--- BEGIN ---

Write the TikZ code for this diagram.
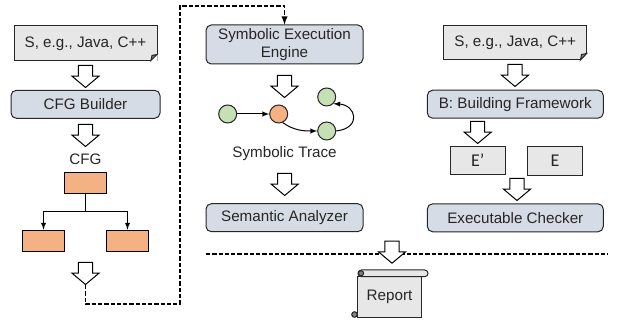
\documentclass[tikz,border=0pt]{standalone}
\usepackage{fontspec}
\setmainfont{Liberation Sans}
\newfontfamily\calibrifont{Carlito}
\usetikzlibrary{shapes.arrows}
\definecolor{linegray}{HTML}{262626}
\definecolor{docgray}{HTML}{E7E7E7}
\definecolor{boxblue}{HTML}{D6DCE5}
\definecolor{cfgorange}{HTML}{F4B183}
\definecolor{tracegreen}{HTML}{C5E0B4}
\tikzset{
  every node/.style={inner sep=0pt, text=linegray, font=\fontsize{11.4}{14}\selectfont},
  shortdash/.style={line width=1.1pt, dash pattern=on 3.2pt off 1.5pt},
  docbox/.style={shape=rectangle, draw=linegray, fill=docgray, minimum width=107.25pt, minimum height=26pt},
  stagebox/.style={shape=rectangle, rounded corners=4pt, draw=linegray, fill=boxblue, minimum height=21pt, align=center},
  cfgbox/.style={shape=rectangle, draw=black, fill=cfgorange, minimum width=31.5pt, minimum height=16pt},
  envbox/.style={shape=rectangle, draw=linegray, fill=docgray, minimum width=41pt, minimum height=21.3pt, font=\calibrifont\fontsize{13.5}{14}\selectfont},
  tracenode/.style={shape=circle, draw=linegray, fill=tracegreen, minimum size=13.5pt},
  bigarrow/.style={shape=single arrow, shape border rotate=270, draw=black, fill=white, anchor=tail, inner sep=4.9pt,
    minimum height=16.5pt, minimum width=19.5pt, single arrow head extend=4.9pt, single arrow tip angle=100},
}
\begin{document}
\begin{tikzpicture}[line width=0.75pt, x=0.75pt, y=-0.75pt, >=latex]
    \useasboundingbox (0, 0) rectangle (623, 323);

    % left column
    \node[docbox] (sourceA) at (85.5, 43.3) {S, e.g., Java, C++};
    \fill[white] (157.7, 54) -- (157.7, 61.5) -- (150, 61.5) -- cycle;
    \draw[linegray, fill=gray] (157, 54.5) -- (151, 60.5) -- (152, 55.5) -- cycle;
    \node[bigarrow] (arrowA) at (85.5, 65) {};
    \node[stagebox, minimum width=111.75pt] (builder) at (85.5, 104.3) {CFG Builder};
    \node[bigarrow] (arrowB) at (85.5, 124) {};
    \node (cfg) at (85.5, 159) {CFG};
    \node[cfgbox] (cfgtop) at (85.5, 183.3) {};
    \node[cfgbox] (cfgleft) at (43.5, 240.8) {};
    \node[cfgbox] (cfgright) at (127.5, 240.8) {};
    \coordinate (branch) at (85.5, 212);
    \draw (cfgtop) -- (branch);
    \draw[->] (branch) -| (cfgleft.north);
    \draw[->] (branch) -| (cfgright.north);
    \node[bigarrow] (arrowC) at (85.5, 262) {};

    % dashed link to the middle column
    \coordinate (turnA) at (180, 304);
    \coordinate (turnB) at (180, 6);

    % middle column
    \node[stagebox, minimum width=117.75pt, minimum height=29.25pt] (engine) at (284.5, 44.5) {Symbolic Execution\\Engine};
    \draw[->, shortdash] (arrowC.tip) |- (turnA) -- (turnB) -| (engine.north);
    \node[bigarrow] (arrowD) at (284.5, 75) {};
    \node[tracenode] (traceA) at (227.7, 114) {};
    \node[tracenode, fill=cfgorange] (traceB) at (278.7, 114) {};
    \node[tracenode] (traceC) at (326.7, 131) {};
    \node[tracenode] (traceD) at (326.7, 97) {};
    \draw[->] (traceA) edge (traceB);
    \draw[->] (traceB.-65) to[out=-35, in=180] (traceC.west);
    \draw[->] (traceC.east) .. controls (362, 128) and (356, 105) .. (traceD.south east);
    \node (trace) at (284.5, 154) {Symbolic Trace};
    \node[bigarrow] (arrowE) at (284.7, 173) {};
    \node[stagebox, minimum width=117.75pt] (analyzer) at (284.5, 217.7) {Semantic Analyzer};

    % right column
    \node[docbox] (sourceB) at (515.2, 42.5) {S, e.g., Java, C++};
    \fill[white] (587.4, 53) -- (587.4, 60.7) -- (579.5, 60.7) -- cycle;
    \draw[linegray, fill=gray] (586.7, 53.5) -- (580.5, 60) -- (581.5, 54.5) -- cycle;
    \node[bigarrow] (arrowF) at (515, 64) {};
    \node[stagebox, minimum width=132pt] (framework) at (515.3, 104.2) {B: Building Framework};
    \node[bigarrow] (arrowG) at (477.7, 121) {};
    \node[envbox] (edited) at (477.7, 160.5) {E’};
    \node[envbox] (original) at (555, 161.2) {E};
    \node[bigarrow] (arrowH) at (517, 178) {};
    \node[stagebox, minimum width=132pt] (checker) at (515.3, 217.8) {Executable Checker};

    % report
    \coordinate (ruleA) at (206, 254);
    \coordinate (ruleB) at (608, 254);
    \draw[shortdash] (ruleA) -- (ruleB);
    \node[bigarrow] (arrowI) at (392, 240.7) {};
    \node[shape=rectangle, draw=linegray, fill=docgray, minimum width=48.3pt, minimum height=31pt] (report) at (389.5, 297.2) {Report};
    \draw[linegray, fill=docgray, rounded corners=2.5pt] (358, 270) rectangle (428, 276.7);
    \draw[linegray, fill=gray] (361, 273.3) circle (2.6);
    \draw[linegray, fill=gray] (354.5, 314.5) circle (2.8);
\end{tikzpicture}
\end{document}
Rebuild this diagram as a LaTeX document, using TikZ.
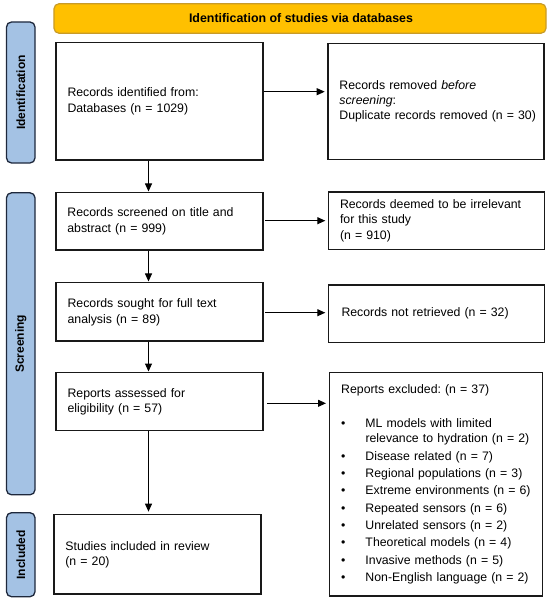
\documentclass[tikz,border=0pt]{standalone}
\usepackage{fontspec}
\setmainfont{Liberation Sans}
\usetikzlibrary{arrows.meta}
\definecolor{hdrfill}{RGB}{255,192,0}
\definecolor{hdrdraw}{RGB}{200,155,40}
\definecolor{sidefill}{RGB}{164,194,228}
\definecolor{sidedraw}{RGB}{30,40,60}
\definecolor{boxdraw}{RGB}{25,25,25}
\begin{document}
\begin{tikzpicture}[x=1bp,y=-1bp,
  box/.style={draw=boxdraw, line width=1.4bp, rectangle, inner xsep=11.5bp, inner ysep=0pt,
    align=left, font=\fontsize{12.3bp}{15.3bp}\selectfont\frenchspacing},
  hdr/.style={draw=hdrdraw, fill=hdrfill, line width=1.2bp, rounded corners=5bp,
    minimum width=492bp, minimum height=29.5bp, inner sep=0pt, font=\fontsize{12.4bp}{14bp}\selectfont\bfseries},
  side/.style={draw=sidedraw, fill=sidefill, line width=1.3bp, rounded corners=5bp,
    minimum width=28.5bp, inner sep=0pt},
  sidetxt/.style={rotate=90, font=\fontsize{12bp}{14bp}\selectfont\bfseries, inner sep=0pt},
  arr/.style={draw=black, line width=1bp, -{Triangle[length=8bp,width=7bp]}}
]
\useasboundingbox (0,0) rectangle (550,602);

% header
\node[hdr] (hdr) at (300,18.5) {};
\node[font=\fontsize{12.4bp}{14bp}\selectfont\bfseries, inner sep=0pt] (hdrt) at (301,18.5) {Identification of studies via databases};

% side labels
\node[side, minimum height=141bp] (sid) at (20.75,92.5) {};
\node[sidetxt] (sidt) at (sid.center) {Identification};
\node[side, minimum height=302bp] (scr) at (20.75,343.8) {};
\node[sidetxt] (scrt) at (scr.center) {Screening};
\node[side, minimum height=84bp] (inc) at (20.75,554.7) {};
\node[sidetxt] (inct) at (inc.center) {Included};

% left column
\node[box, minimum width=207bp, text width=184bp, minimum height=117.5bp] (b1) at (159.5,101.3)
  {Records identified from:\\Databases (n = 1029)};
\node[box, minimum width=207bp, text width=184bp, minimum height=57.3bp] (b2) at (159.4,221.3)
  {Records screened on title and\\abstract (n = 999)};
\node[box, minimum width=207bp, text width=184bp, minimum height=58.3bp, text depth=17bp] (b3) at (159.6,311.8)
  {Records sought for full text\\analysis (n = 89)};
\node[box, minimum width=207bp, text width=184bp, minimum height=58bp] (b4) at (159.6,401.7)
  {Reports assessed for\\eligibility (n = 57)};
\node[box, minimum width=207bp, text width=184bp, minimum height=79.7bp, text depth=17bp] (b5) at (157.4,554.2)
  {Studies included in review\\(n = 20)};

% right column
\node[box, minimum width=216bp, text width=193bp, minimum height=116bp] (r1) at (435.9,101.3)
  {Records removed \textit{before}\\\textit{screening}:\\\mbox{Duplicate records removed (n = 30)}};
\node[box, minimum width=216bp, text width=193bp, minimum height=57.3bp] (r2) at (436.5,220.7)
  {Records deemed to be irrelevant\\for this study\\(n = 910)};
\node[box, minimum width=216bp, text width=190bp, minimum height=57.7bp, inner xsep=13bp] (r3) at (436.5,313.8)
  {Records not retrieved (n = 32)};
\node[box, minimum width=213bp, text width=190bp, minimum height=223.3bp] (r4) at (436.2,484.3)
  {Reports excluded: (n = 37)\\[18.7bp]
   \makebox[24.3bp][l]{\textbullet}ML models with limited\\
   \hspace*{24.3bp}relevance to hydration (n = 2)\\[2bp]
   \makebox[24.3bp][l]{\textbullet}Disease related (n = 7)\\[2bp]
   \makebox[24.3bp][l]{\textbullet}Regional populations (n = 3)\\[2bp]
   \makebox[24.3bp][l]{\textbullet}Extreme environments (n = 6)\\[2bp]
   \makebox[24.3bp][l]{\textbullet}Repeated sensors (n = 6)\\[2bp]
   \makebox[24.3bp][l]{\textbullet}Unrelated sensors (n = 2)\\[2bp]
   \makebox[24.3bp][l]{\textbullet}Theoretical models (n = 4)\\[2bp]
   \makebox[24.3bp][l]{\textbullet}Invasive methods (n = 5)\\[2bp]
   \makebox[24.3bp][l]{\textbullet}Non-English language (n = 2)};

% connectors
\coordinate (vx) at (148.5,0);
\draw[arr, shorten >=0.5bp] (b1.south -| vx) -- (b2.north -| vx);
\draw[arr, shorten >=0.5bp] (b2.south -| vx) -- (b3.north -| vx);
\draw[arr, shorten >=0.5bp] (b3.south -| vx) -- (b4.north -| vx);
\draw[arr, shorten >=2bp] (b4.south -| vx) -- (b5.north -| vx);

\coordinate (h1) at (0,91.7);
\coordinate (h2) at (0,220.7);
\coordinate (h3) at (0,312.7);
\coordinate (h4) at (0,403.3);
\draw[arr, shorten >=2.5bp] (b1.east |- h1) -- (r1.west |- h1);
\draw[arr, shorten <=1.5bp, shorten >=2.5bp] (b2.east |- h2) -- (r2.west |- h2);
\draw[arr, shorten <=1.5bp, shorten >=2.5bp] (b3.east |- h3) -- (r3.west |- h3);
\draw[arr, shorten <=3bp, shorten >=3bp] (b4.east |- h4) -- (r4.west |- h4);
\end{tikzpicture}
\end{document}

--- END ---

Return exactly the lines from the one with "Rebuild this diagram" to the one with "(inct) at (inc.center)", inclusive, and nothing else; skip the pictures.

Rebuild this diagram as a LaTeX document, using TikZ.
\documentclass[tikz,border=0pt]{standalone}
\usepackage{fontspec}
\setmainfont{Liberation Sans}
\usetikzlibrary{arrows.meta}
\definecolor{hdrfill}{RGB}{255,192,0}
\definecolor{hdrdraw}{RGB}{200,155,40}
\definecolor{sidefill}{RGB}{164,194,228}
\definecolor{sidedraw}{RGB}{30,40,60}
\definecolor{boxdraw}{RGB}{25,25,25}
\begin{document}
\begin{tikzpicture}[x=1bp,y=-1bp,
  box/.style={draw=boxdraw, line width=1.4bp, rectangle, inner xsep=11.5bp, inner ysep=0pt,
    align=left, font=\fontsize{12.3bp}{15.3bp}\selectfont\frenchspacing},
  hdr/.style={draw=hdrdraw, fill=hdrfill, line width=1.2bp, rounded corners=5bp,
    minimum width=492bp, minimum height=29.5bp, inner sep=0pt, font=\fontsize{12.4bp}{14bp}\selectfont\bfseries},
  side/.style={draw=sidedraw, fill=sidefill, line width=1.3bp, rounded corners=5bp,
    minimum width=28.5bp, inner sep=0pt},
  sidetxt/.style={rotate=90, font=\fontsize{12bp}{14bp}\selectfont\bfseries, inner sep=0pt},
  arr/.style={draw=black, line width=1bp, -{Triangle[length=8bp,width=7bp]}}
]
\useasboundingbox (0,0) rectangle (550,602);

% header
\node[hdr] (hdr) at (300,18.5) {};
\node[font=\fontsize{12.4bp}{14bp}\selectfont\bfseries, inner sep=0pt] (hdrt) at (301,18.5) {Identification of studies via databases};

% side labels
\node[side, minimum height=141bp] (sid) at (20.75,92.5) {};
\node[sidetxt] (sidt) at (sid.center) {Identification};
\node[side, minimum height=302bp] (scr) at (20.75,343.8) {};
\node[sidetxt] (scrt) at (scr.center) {Screening};
\node[side, minimum height=84bp] (inc) at (20.75,554.7) {};
\node[sidetxt] (inct) at (inc.center) {Included};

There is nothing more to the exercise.